The Mayor thanked the public, the planners and board members.
“I like the way they’ve woven the town together…This master plan connects the whole town to the rest of the region” and reflects how “Morristown is a lively, vibrant place,” the Mayor said.
The document sketches a mobility plan aimed at making the town more pedestrian- and bicycle-friendly. It talks about a transit district around the train station, pays attention to “really attractive architecture” and outlines strategies for preserving the character of neighborhoods and smoothing transitions at their boundaries with other zones, said Phil Abramson.
“We’ve learned a lot about Morristown, and Morristown has learned a lot about itself,” said the planner, who began the project as a member of Jonathan Rose Companies and now has his own firm, Topology.
The Mayor even got kudos from the wife of a former mayor from the opposite party.
While early stages of the master plan were a little messy, “I think the residents were heard, and it truly reflects residents’ concerns to protect their neighborhoods,” said board member Debra Gottsleben, whose husband, former Mayor Jay DeLaney, was in the audience.

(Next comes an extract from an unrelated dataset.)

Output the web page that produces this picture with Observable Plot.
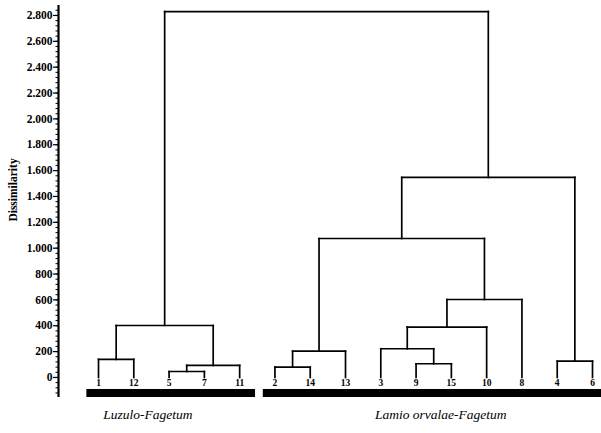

The master plan’s most persistent critic, former Councilwoman Margret Brady, said she appreciated the “tons of revisions” by the planners, even though “you had to practically beat them over the head with a stick” to achieve the changes.
Some zones have been combined in ways that leave unanswered questions, said Marge, who worries that the door has been opened to more densely packed high-rise development on the fringe of her Franklin Corners neighborhood.
“The council has a lot of work to do,” she said.